I’m still very impressed and a big fan of Niko’s work. It’s crazy how effective he is producing work, although I have a hard time understanding most of it… I’m still a bit confused about Nathan’s reaction to one piece of his work. I understand that it can be inappropriate to approach a serious subject without actual related experience and the effect of the work can hurt people who had those experiences. But wasn’t what Niko did trying to question those kinds of artwork? Anyway, I can’t have my attitude towards this without clearly understanding this work and the history, although I don’t think the value of Niko’s other work should be denied.
After seeing Niko’s work, I felt the subject of my work was so small that it’s not worth talking about… But I don’t really have a choice as the focus of my current world is myself.
Most of the conversations were about reading the meanings of my photos. Multiple people related the keyboard letters to technology although my point was communication. But I would say technology was a reason of my difficulty of communicating with the outside world. It’s good that people could read isolation, connectivity, sadness and loneliness from the photos, which were the overall atmosphere I wanted to convey.
I thought about the title today and I decided on FUTILITY. FREE OF USELESS ATTEMPTS was suggested in the critique but FREE isn’t very appropriate to describing the feeling of frustration after the useless attempts as I still have the desire to fill my empty inside but I don’t know how.
Jiao mentioned about removing myself from the photos. But In those settings, the interaction between me and the frame is necessary.
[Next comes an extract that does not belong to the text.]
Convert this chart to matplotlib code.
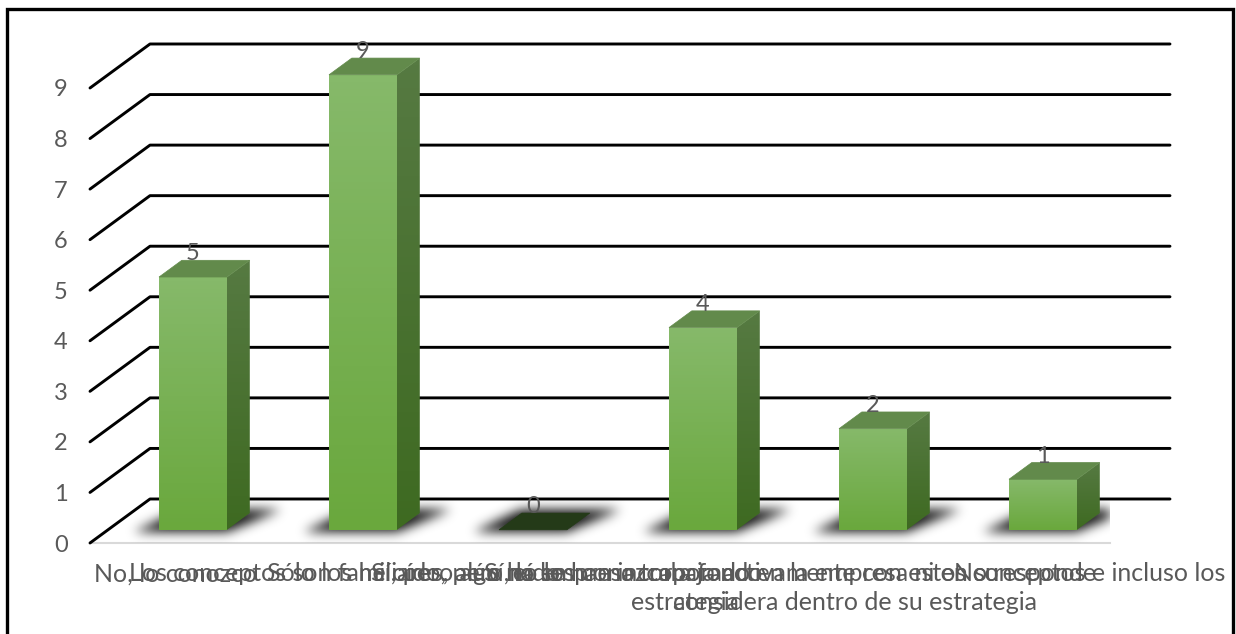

Adam suggested I could photograph situations of the useless attempts or moments when I feel those situations in different spaces online or offline without obvious staging, or maybe another staging. I still don’t know what to do next… I need think.
Adam also questioned the significant objects I used in the photos and he thought the relationship between the photos and the camera needed to be strengthened, which I had kind of realized. I’m not sure if I understand the second problem right though, the function and effect of photography don’t really show well in my photos. He also said my previous 5 photos were seductive but not the 6 photos. I guess they’re not nice photography work but just documentations of staged scenes. I think I do have to balance the setting of objects and the overall visual effect. It’s very hard for me to solve these two problems as they’re my usual way of thinking and producing work. But I know I have to face it and try to deal with it although I don’t know if I am able to at all.
I’m miserable. I don’t have belief in myself at all.